Part of these packages: Explore and create

Supported by these technologies: Blogger,

Based on their refined design brief and design ideas, student teams start making. They create their first prototype, and discuss it afterwards. The discussion especially relates to how well the design address the identified design challenges. They then record a reflection and document their activities. Careful guidance through the learning activities and the process of creation is indispensable for students to keep their minds on learning potential curricular requirements. Highlight the reflection after this activity and ensure that everyone focuses on addressing the needs of an audience. To avoid free-riders or unequal workload division, carefully divide tasks and roles within teams. Classroom time: Approximately 2 lesson(s)

1. Prepare / Listen

  • Listen carefully to the student comments, and shape the activity according to their needs and interests.
  • Expand your competence and expertise by preparing the material, software and technology needed for making.

2. Inspire

  • Inspire students to create prototypes that could be used by their audience and that address the identified challenges.
  • Team building exercises, such as playing games, solving puzzles or having ice-cream together, can support cooperation and collaboration towards a shared goal.

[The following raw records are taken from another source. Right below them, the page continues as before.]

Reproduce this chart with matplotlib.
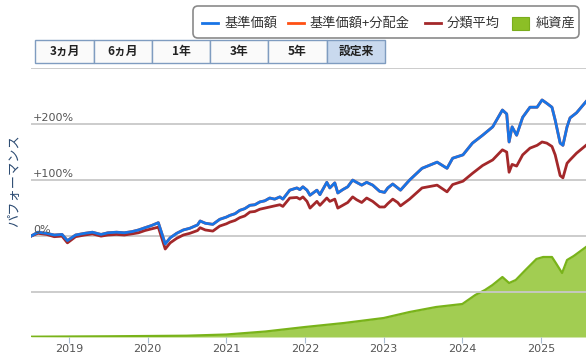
import matplotlib
matplotlib.use('Agg')
import matplotlib.pyplot as plt
import pandas as pd
from matplotlib.patches import FancyBboxPatch, Rectangle
from matplotlib.lines import Line2D
from matplotlib.transforms import IdentityTransform

# performance data (% since inception)
dates = [
    '2018-07-09', '2018-08-10', '2018-09-20', '2018-10-25', '2018-11-30', '2018-12-25',
    '2019-02-01', '2019-03-15', '2019-04-20', '2019-05-30', '2019-07-01', '2019-08-10',
    '2019-09-15', '2019-10-20', '2019-11-20', '2019-12-20', '2020-01-20', '2020-02-20',
    '2020-03-23', '2020-04-15', '2020-05-15', '2020-06-15', '2020-07-15', '2020-08-20',
    '2020-09-01', '2020-09-25', '2020-10-30', '2020-12-01',
    '2021-01-01', '2021-01-17', '2021-02-10', '2021-03-04', '2021-03-27', '2021-04-20',
    '2021-05-13', '2021-06-05', '2021-06-28', '2021-07-21', '2021-08-13', '2021-09-06',
    '2021-09-20', '2021-10-22', '2021-11-24', '2021-12-08', '2021-12-22',
    '2022-01-10', '2022-01-24', '2022-02-25', '2022-03-11', '2022-04-12', '2022-04-26',
    '2022-05-19', '2022-06-02', '2022-06-25', '2022-07-18', '2022-08-10', '2022-08-28',
    '2022-09-21', '2022-10-14', '2022-11-11', '2022-12-13',
    '2023-01-05', '2023-01-20', '2023-02-12', '2023-03-07', '2023-03-20',
    '2023-05-01', '2023-06-28', '2023-09-06', '2023-10-22', '2023-11-17',
    '2024-01-04', '2024-02-17', '2024-04-04', '2024-05-21', '2024-07-05', '2024-07-25',
    '2024-08-05', '2024-08-19', '2024-09-09', '2024-10-07', '2024-11-10', '2024-12-13',
    '2025-01-05', '2025-01-27', '2025-02-20', '2025-03-07', '2025-03-30', '2025-04-12',
    '2025-05-01', '2025-05-15', '2025-06-14', '2025-07-28',
]
nav = [
    0, 7, 5, 2, 3, -8,
    2, 5, 7, 3, 6, 7,
    6, 8, 11, 15, 19, 24,
    -14, -3, 5, 11, 14, 20,
    27, 23, 21, 30,
    34, 37, 40, 46, 49, 55,
    56, 61, 63, 68, 66, 70,
    66, 82, 86, 83, 88,
    82, 73, 82, 74, 96, 86,
    95, 77, 83, 88, 100, 96,
    91, 96, 91, 80,
    78, 86, 93, 86, 82,
    100, 121, 132, 121, 139,
    145, 166, 180, 195, 225, 218,
    168, 195, 180, 212, 230, 230,
    243, 237, 230, 207, 166, 162,
    195, 211, 220, 240,
]
nav_div = list(nav)  # no distributions paid, so it sits under the NAV line
category_avg = [
    0, 5, 3, -1, 0, -12,
    -1, 2, 4, 0, 2, 3,
    2, 4, 6, 10, 13, 16,
    -23, -12, -4, 2, 5, 10,
    15, 11, 9, 18,
    22, 25, 28, 33, 36, 43,
    44, 48, 50, 52, 54, 56,
    53, 68, 69, 66, 70,
    62, 50, 62, 55, 68, 62,
    66, 50, 55, 60, 70, 65,
    60, 68, 62, 52,
    52, 58, 66, 60, 54,
    66, 86, 91, 79, 92,
    98, 112, 126, 136, 154, 150,
    114, 128, 125, 145, 157, 162,
    168, 166, 160, 145, 108, 104,
    130, 136, 148, 162,
]

# net assets (secondary axis, 億円)
na_dates = [
    '2018-07-09', '2019-01-01', '2019-07-01', '2020-01-01', '2020-07-01', '2021-01-01',
    '2021-07-01', '2022-01-01', '2022-07-01', '2023-01-01', '2023-05-01', '2023-09-01',
    '2024-01-01', '2024-03-01', '2024-04-15', '2024-05-20', '2024-07-05', '2024-08-05',
    '2024-09-05', '2024-10-20', '2024-12-10', '2025-01-10', '2025-02-20', '2025-03-10',
    '2025-04-08', '2025-05-01', '2025-06-01', '2025-07-28',
]
net_assets = [
    6, 10, 14, 20, 26, 50,
    110, 200, 280, 380, 500, 600,
    660, 840, 940, 1040, 1200, 1080,
    1140, 1340, 1560, 1600, 1600, 1480,
    1280, 1540, 1620, 1800,
]

year_ticks = ['2019-01-01', '2020-01-01', '2021-01-01', '2022-01-01',
              '2023-01-01', '2024-01-01', '2025-01-01']
year_labels = ['2019', '2020', '2021', '2022', '2023', '2024', '2025']
pct_ticks = [-100, 0, 100, 200, 300]
pct_labels = ['', '0%', '+100%', '+200%', '']
buttons = ['3ヵ月', '6ヵ月', '1年', '3年', '5年', '設定来']
legend_labels = ['基準価額', '基準価額+分配金', '分類平均', '純資産']

c_nav = '#1874e6'
c_div = '#ff5014'
c_cat = '#a3282a'
c_na_fill = '#a2cd52'
c_na_edge = '#79b31a'
jp = ['Noto Sans CJK JP', 'DejaVu Sans']

W, H = 586, 354
fig = plt.figure(figsize=(W / 100, H / 100), dpi=100)


def fx(px):
    return px / W


def fy(py):
    return 1 - py / H


ax = fig.add_axes([fx(31), fy(337), fx(586) - fx(31), fy(68) - fy(337)])
ax2 = ax.twinx()
ax.set_zorder(ax2.get_zorder() + 1)
ax.patch.set_visible(False)

d_na = pd.to_datetime(na_dates)
ax2.fill_between(d_na, net_assets, color=c_na_fill, lw=0)
ax2.plot(d_na, net_assets, color=c_na_edge, lw=1.6)
ax2.set_ylim(0, 5380)
ax2.set_yticks([])

d = pd.to_datetime(dates)
ax.plot(d, nav_div, color=c_div, lw=2)
ax.plot(d, category_avg, color=c_cat, lw=2)
ax.plot(d, nav, color=c_nav, lw=2)

ax.set_xlim(pd.Timestamp('2018-07-09'), pd.Timestamp('2025-07-28'))
ax.set_ylim(-180, 300)
ax.set_yticks(pct_ticks)
ax.set_yticklabels([])
ax.tick_params(axis='y', length=0)
ax.grid(axis='y', color='#c8c8c8', lw=1.3)
ax.set_xticks(pd.to_datetime(year_ticks))
ax.set_xticklabels(year_labels, fontsize=8, color='#555555')
ax.tick_params(axis='x', length=4, color='#a8bcd0', pad=1)
for a in (ax, ax2):
    for s in a.spines.values():
        s.set_visible(False)

for v, lab in zip(pct_ticks, pct_labels):
    if lab:
        ax.text(0.004, v + 2, lab, transform=ax.get_yaxis_transform(),
                fontsize=8, color='#555555', ha='left', va='bottom')

fig.text(fx(15), fy(181), 'パフォーマンス', rotation=90, ha='center', va='center',
         fontsize=9.5, color='#2c4b72', family=jp)

# period buttons
edges = [35, 94, 152, 210, 268, 327, 385]
for i, lab in enumerate(buttons):
    x0, x1 = edges[i], edges[i + 1]
    fc = '#c9d9ee' if i == len(buttons) - 1 else '#fafafa'
    fig.add_artist(Rectangle((fx(x0), fy(63)), fx(x1) - fx(x0), fy(40) - fy(63),
                             transform=fig.transFigure, facecolor=fc,
                             edgecolor='#7f9cc0', lw=1))
    fig.text(fx((x0 + x1) / 2), fy(51.5), lab, ha='center', va='center',
             fontsize=8.5, fontweight='bold', color='#222222', family=jp)

# legend box
ident = IdentityTransform()
fig.add_artist(FancyBboxPatch((193, H - 38), 386, 32,
                              boxstyle='round,pad=0,rounding_size=5',
                              transform=ident, facecolor='white',
                              edgecolor='#8a8a8a', lw=1.2))
handles = [(202, c_nav), (288, c_div), (425, c_cat)]
for (hx, col), lab in zip(handles, legend_labels[:3]):
    fig.add_artist(Line2D([fx(hx), fx(hx + 16)], [fy(23), fy(23)],
                          transform=fig.transFigure, color=col, lw=2))
    fig.text(fx(hx + 22), fy(23.5), lab, ha='left', va='center',
             fontsize=9.5, color='#333333', family=jp)
fig.add_artist(Rectangle((fx(512), fy(30)), fx(529) - fx(512), fy(17) - fy(30),
                         transform=fig.transFigure, facecolor='#8cbf26',
                         edgecolor='#7aad1c', lw=0.8))
fig.text(fx(536), fy(23.5), legend_labels[3], ha='left', va='center',
         fontsize=9.5, color='#333333', family=jp)

fig.savefig('out.png', dpi=100)
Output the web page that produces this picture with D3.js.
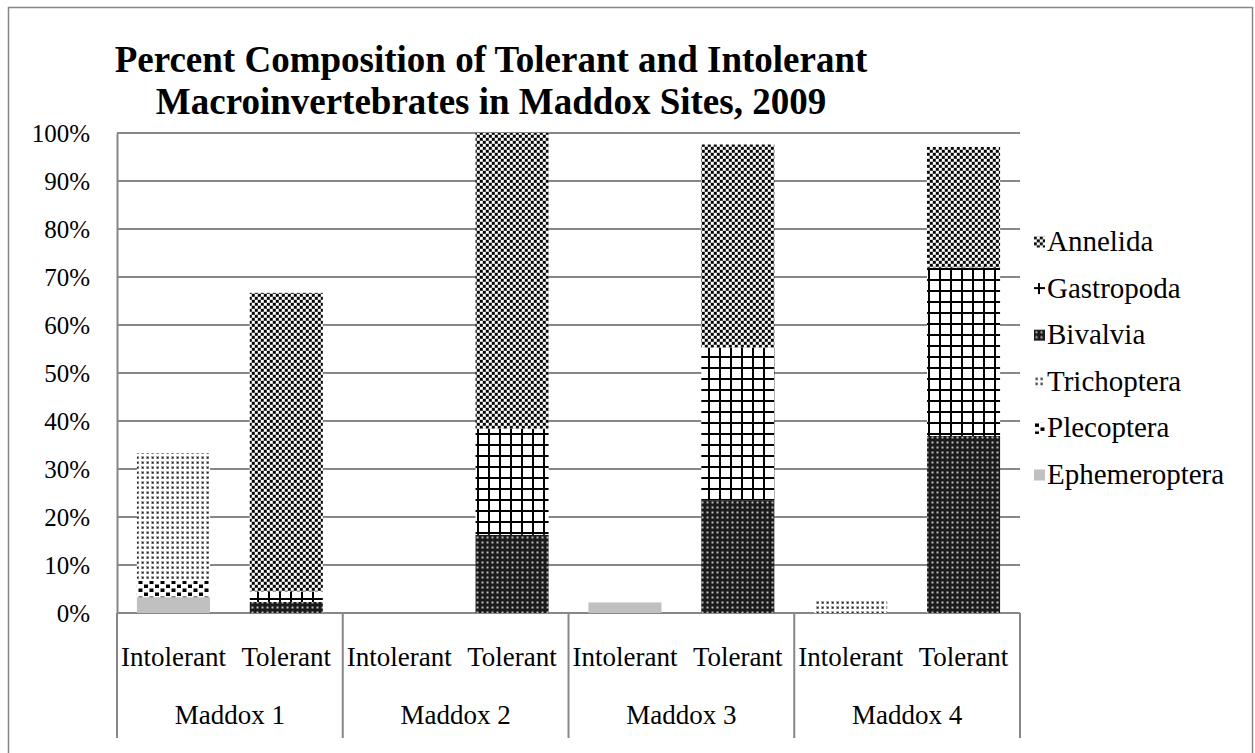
<!DOCTYPE html>
<html>
<head>
<meta charset="utf-8">
<script src="https://cdn.jsdelivr.net/npm/d3@7"></script>
<style>
  html, body { margin: 0; padding: 0; background: #fff; }
  svg text { font-family: "Liberation Serif", "Times New Roman", serif; fill: #000; }
</style>
</head>
<body>
<svg id="chart" width="1255" height="753"></svg>
<script>
(function (d3) {
  'use strict';

  var sites = ['Maddox 1', 'Maddox 2', 'Maddox 3', 'Maddox 4'];
  var groups = ['Intolerant', 'Tolerant'];
  var taxa = ['Ephemeroptera', 'Plecoptera', 'Trichoptera', 'Bivalvia', 'Gastropoda', 'Annelida'];
  // values per site: [Intolerant, Tolerant], in percent
  var ephemeroptera = [3.3, 0, 0, 0, 2.2, 0, 0, 0];
  var plecoptera = [3.4, 0, 0, 0, 0, 0, 0, 0];
  var trichoptera = [26.6, 0, 0, 0, 0, 0, 2.9, 0];
  var bivalvia = [0, 2.3, 0, 16.3, 0, 23.5, 0, 36.9];
  var gastropoda = [0, 2.2, 0, 22.1, 0, 31.8, 0, 35.1];
  var annelida = [0, 62.2, 0, 61.6, 0, 42.3, 0, 25.1];
  var yTicks = [0, 10, 20, 30, 40, 50, 60, 70, 80, 90, 100];

  var series = {
    Ephemeroptera: ephemeroptera,
    Plecoptera: plecoptera,
    Trichoptera: trichoptera,
    Bivalvia: bivalvia,
    Gastropoda: gastropoda,
    Annelida: annelida
  };

  var rows = [];
  sites.forEach(function (s, i) {
    groups.forEach(function (g, j) {
      var row = { site: s, group: g };
      taxa.forEach(function (t) { row[t] = series[t][i * 2 + j]; });
      rows.push(row);
    });
  });

  var svg = d3.select('#chart'),
    left = 117, right = 1020, top = 133, bottom = 613, grid = '#878787';

  var x0 = d3.scaleBand().domain(sites).range([left, right]).padding(0);
  var x1 = d3.scaleBand().domain(groups).range([0, x0.bandwidth()])
    .paddingInner(0.353).paddingOuter(0.1765);
  var y = d3.scaleLinear().domain([0, 100]).range([bottom, top]);

  // fill patterns (ox, oy shift the tile origin)
  var defs = svg.append('defs');
  function pattern(id, ox, oy, key) {
    var w = { Annelida: 6, Gastropoda: 11, Bivalvia: 5, Trichoptera: 5, Plecoptera: 11 }[key],
      h = { Annelida: 6, Gastropoda: 11, Bivalvia: 5, Trichoptera: 5, Plecoptera: 8 }[key],
      bg = { Annelida: '#8a8a8a', Gastropoda: '#fff', Bivalvia: '#1a1a1a', Trichoptera: '#fff', Plecoptera: '#fff' }[key];
    var p = defs.append('pattern').attr('id', id).attr('x', ox).attr('y', oy)
      .attr('patternUnits', 'userSpaceOnUse').attr('width', w).attr('height', h);
    p.append('rect').attr('width', w).attr('height', h).attr('fill', bg);
    function r(x, yy, ww, hh, c) {
      p.append('rect').attr('x', x).attr('y', yy).attr('width', ww).attr('height', hh).attr('fill', c);
    }
    if (key === 'Annelida') {
      r(0, 0, 2.6, 2.6, '#000'); r(3, 3, 2.6, 2.6, '#000');
      r(3, 0, 2.6, 2.6, '#fff'); r(0, 3, 2.6, 2.6, '#fff');
    } else if (key === 'Gastropoda') {
      r(4, 0, 2, 11, '#000'); r(0, 4, 11, 2, '#000');
    } else if (key === 'Bivalvia') {
      r(1.5, 1.5, 2, 2, '#bbb');
    } else if (key === 'Trichoptera') {
      r(1, 1, 3, 3, '#a8a8a8'); r(2, 2, 1.5, 1.5, '#222');
    } else if (key === 'Plecoptera') {
      r(1, 0.5, 4, 3.5, '#000'); r(6.5, 4.5, 4, 3.5, '#000');
    }
  }
  taxa.forEach(function (t) {
    if (t !== 'Ephemeroptera') {
      pattern('p-' + t, 0, 0, t);
      pattern('l-' + t, 0, -5.5, t);
    }
  });

  function fill(key, id) {
    return key === 'Ephemeroptera' ? '#c0c0c0' : 'url(#' + id + ')';
  }

  // outer border
  svg.append('rect').attr('x', 8.5).attr('y', 7.5).attr('width', 1244).attr('height', 760)
    .attr('fill', 'none').attr('stroke', grid).attr('stroke-width', 1.5);

  // title
  var title = svg.append('text').attr('text-anchor', 'middle')
    .style('font-size', '37px').style('font-weight', 'bold');
  title.append('tspan').attr('x', 491).attr('y', 72).text('Percent Composition of Tolerant and Intolerant');
  title.append('tspan').attr('x', 491).attr('y', 114).text('Macroinvertebrates in Maddox Sites, 2009');

  // gridlines
  svg.append('g').selectAll('line').data(yTicks).enter().append('line')
    .attr('x1', left).attr('x2', right)
    .attr('y1', function (d) { return y(d); }).attr('y2', function (d) { return y(d); })
    .attr('stroke', grid).attr('stroke-width', 2);

  // y axis
  var yAxis = svg.append('g').attr('transform', 'translate(' + left + ',0)')
    .call(d3.axisLeft(y).tickValues(yTicks).tickSize(0).tickPadding(27)
      .tickFormat(function (d) { return d + '%'; }));
  yAxis.select('.domain').attr('stroke', grid).attr('stroke-width', 2);
  yAxis.selectAll('text').style('font-size', '25px')
    .style('font-family', '"Liberation Serif", serif').attr('fill', '#000');

  // stacked bars
  var stack = d3.stack().keys(taxa)(rows);
  svg.append('g').selectAll('g').data(stack).enter().append('g')
    .attr('fill', function (d) { return fill(d.key, 'p-' + d.key); })
    .selectAll('rect').data(function (d) { return d; }).enter().append('rect')
    .attr('x', function (d) { return x0(d.data.site) + x1(d.data.group); })
    .attr('width', x1.bandwidth())
    .attr('y', function (d) { return y(d[1]); })
    .attr('height', function (d) { return y(d[0]) - y(d[1]); });

  // category axis: dividers and labels
  var cat = svg.append('g');
  cat.selectAll('line').data(sites.concat(['end'])).enter().append('line')
    .attr('x1', function (d, i) { return i < sites.length ? x0(d) : right; })
    .attr('x2', function (d, i) { return i < sites.length ? x0(d) : right; })
    .attr('y1', bottom).attr('y2', 738)
    .attr('stroke', grid).attr('stroke-width', 2);

  sites.forEach(function (s) {
    cat.selectAll(null).data(groups).enter().append('text')
      .attr('x', function (g) { return x0(s) + x1(g) + x1.bandwidth() / 2; })
      .attr('y', 666).attr('text-anchor', 'middle').style('font-size', '27px')
      .text(function (g) { return g; });
  });
  cat.selectAll('text.site').data(sites).enter().append('text').attr('class', 'site')
    .attr('x', function (d) { return x0(d) + x0.bandwidth() / 2; })
    .attr('y', 724).attr('text-anchor', 'middle').style('font-size', '27px')
    .text(function (d) { return d; });

  // legend
  var legend = svg.append('g').selectAll('g').data(taxa.slice().reverse()).enter().append('g')
    .attr('transform', function (d, i) { return 'translate(1034,' + (242 + i * 46.6) + ')'; });
  legend.append('rect').attr('x', 0).attr('y', -5.5).attr('width', 11).attr('height', 11)
    .attr('fill', function (d) { return fill(d, 'l-' + d); });
  legend.append('text').attr('x', 13).attr('y', 9).style('font-size', '29px')
    .text(function (d) { return d; });
})(d3);
</script>
</body>
</html>
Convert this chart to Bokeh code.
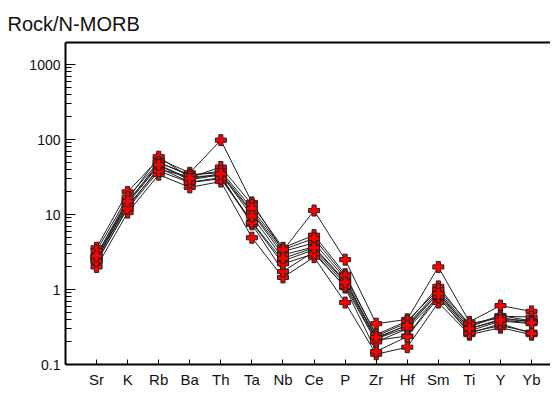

3. Coach / Question / Support

  • Teams develop prototypes. Coach them to address the identified design challenges and to take all collected information into consideration by reminding them of their plans.
  • Remind the teams that the activities cumulate towards the creation of an artifact. If you notice teams stalling and debating for too long, step in and support them with hands-on suggestions towards a decision.
  • Teams set up their prototypes in the classroom and discuss them with other teams, in particular how and if their prototypes address the identified challenges.
  • Teams add the documentation of their design prototype(s) to the blog and describe it, using drawings, videos or digital photographs of their prototypes. Then, they record a reflection. You listen to their reflections and prepare comments for each team.

4. Assess

  • Review the work of each team, their reflection recordings and blog entries, to ensure everyone explored and collected examples and/or media files. Then record audiovisual feedback for them. Your feedback might include suggestions and questions.
  • Good prototypes illustrate how a design could be used or how it could work. Prototypes can be rough and unfinished, as long as they help in communication. A simple, yet well thought out concept can be as much of a learning experience as a technically intricate execution. Be careful in your assessment of prototypes.
  • You could also ask the students to grade their teammates’ contributions, using the student grades to help form your own assessment.